The lines to extract run from the first line of the material below to the line containing "Sans','Noto Sans CJK", both included; leave the pictures behind.

▶ Data listing
** start **
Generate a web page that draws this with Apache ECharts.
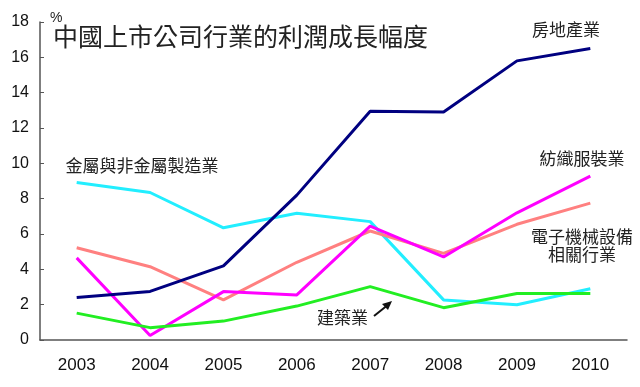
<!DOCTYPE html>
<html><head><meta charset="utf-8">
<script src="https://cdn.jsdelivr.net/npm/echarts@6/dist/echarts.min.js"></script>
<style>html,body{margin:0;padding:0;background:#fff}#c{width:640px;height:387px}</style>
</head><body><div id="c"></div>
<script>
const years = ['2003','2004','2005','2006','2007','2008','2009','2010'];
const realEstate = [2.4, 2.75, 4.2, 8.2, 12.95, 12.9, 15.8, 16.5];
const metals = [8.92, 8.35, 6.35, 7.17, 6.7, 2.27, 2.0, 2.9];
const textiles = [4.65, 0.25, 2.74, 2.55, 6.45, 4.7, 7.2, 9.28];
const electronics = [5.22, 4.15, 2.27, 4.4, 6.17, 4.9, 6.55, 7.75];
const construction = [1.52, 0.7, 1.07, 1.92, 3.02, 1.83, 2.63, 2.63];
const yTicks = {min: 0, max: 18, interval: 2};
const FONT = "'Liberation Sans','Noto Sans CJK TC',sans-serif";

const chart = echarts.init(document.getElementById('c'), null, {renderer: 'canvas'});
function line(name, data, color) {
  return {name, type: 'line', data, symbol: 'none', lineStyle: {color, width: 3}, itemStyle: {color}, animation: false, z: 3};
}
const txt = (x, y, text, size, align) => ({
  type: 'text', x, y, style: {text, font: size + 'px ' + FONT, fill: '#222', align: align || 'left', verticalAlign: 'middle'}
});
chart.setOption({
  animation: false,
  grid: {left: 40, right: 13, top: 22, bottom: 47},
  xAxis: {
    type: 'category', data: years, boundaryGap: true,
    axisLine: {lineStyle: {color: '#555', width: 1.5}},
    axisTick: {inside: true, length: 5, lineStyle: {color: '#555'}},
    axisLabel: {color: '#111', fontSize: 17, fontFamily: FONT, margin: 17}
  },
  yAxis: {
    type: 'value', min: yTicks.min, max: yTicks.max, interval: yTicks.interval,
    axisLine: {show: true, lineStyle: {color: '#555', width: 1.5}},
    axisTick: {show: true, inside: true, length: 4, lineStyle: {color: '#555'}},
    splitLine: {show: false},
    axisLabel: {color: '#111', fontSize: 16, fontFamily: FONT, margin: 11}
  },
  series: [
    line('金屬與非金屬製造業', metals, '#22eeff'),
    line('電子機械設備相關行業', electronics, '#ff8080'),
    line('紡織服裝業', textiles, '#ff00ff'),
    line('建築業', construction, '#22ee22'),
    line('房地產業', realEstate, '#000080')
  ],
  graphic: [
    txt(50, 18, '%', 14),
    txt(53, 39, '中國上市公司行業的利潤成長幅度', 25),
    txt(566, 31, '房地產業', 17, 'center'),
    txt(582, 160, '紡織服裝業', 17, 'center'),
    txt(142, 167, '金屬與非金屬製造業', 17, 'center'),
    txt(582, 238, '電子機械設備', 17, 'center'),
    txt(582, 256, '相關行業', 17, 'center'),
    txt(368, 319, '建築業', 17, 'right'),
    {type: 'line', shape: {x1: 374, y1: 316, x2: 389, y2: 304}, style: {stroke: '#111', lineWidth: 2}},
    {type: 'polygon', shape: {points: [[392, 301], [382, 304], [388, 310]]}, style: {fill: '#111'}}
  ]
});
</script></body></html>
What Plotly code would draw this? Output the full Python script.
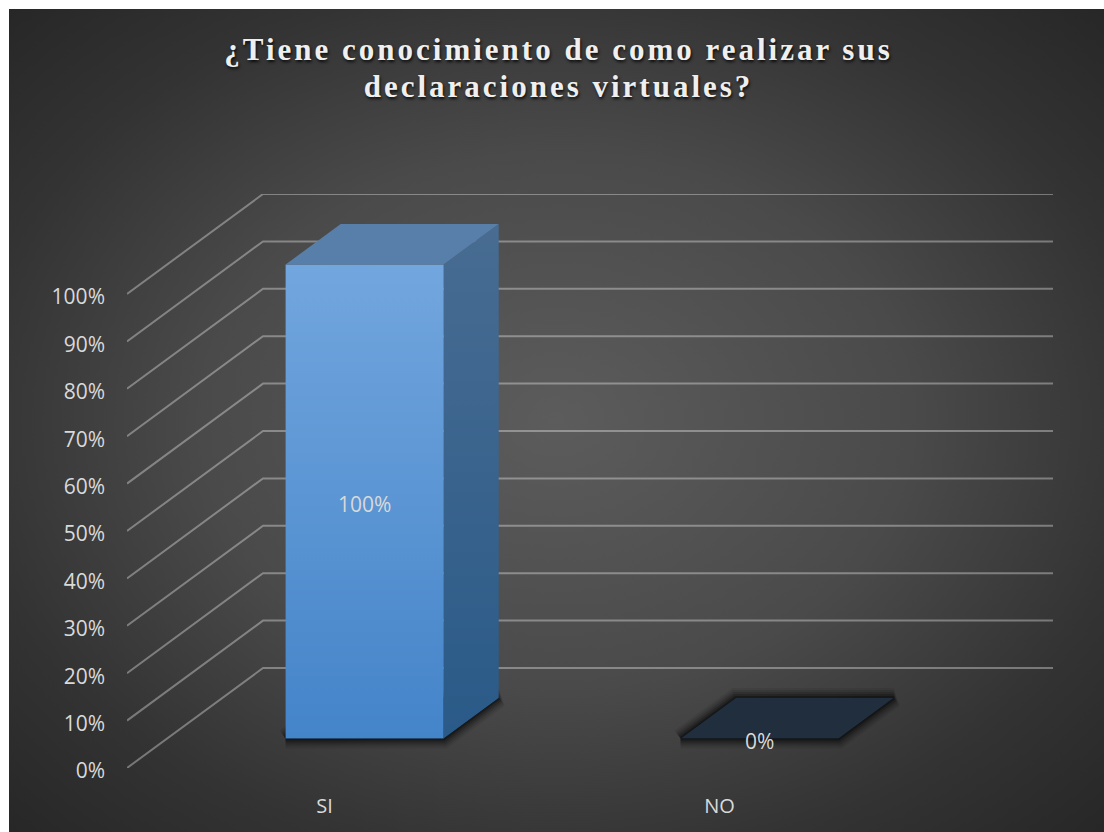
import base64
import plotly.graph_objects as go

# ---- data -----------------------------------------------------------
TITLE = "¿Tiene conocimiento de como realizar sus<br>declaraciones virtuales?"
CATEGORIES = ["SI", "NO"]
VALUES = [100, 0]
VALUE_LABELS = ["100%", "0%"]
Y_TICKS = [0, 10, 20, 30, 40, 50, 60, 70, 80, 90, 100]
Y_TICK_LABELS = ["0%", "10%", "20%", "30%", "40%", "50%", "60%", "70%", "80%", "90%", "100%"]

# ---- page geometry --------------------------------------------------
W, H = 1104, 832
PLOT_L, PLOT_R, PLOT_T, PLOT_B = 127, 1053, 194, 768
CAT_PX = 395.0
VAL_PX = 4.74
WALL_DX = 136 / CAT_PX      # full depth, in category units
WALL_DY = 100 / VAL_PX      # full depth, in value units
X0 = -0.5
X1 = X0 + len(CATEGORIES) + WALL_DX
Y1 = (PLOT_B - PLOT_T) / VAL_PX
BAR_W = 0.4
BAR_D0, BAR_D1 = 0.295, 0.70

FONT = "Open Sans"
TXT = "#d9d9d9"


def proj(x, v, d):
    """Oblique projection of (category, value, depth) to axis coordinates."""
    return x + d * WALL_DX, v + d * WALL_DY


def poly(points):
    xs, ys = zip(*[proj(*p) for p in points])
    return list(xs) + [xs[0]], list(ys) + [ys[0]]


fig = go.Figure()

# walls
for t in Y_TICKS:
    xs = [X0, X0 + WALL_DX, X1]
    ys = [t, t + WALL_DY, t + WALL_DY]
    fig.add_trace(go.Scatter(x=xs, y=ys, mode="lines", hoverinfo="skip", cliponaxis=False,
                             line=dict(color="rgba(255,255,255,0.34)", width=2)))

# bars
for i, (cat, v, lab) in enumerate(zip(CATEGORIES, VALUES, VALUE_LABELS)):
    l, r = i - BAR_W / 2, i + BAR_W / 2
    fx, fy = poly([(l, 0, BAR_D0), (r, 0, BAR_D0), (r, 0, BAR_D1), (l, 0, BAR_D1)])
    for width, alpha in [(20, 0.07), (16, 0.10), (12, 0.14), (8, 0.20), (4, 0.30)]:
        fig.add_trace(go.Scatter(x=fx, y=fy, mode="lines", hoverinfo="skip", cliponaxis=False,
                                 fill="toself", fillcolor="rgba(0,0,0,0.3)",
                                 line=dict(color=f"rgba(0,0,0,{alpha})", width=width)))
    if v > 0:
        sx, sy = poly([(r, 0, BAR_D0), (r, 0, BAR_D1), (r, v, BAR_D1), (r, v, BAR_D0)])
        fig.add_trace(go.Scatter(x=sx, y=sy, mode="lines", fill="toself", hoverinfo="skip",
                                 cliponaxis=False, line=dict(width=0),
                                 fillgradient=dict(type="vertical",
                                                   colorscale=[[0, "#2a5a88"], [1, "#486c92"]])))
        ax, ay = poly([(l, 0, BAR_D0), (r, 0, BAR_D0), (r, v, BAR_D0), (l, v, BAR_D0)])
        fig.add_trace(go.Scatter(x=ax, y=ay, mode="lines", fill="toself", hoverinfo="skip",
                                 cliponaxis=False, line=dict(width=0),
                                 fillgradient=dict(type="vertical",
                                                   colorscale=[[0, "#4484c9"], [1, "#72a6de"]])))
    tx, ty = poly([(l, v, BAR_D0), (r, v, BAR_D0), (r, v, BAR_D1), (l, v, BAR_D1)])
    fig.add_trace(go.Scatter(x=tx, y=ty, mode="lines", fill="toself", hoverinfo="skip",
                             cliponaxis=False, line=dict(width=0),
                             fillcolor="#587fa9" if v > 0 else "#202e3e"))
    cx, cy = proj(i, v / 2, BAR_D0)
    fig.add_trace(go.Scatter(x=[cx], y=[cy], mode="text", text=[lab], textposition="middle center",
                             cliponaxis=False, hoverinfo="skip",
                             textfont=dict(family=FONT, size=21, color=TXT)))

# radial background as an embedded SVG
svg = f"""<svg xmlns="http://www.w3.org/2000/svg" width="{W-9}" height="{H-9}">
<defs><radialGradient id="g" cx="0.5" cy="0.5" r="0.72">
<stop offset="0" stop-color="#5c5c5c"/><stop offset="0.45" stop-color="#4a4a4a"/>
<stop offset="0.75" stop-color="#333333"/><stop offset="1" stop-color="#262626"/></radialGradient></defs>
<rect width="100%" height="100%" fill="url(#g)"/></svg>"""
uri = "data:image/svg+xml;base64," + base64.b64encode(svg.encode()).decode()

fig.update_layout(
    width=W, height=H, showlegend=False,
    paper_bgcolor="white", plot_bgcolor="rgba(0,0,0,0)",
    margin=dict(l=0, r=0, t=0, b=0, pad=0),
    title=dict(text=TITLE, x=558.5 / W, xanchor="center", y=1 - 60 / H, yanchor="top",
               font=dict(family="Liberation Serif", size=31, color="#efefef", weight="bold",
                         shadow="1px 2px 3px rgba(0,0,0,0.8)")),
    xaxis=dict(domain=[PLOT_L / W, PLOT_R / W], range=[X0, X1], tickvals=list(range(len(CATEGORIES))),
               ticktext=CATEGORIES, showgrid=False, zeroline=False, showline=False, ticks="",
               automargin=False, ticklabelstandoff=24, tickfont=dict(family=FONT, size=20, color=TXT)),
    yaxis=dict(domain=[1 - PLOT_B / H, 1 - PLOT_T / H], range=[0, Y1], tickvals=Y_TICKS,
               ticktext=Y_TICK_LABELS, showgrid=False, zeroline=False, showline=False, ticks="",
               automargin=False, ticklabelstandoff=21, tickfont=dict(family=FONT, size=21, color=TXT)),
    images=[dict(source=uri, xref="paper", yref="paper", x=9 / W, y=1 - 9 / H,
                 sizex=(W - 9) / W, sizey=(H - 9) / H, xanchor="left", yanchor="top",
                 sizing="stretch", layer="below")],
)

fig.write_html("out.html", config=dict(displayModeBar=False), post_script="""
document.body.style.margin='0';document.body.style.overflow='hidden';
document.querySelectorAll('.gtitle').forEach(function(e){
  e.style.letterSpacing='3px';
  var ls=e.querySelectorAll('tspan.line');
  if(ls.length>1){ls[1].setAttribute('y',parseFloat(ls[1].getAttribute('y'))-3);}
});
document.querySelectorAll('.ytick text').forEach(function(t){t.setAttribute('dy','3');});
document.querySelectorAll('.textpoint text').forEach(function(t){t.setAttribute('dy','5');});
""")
** end **
▶ Task solution
Generate a web page that draws this with Apache ECharts.
<!DOCTYPE html>
<html><head><meta charset="utf-8">
<script src="https://cdn.jsdelivr.net/npm/echarts@6/dist/echarts.min.js"></script>
<style>html,body{margin:0;padding:0;background:#fff}#c{width:640px;height:387px}</style>
</head><body><div id="c"></div>
<script>
const years = ['2003','2004','2005','2006','2007','2008','2009','2010'];
const realEstate = [2.4, 2.75, 4.2, 8.2, 12.95, 12.9, 15.8, 16.5];
const metals = [8.92, 8.35, 6.35, 7.17, 6.7, 2.27, 2.0, 2.9];
const textiles = [4.65, 0.25, 2.74, 2.55, 6.45, 4.7, 7.2, 9.28];
const electronics = [5.22, 4.15, 2.27, 4.4, 6.17, 4.9, 6.55, 7.75];
const construction = [1.52, 0.7, 1.07, 1.92, 3.02, 1.83, 2.63, 2.63];
const yTicks = {min: 0, max: 18, interval: 2};
const FONT = "'Liberation Sans','Noto Sans CJK TC',sans-serif";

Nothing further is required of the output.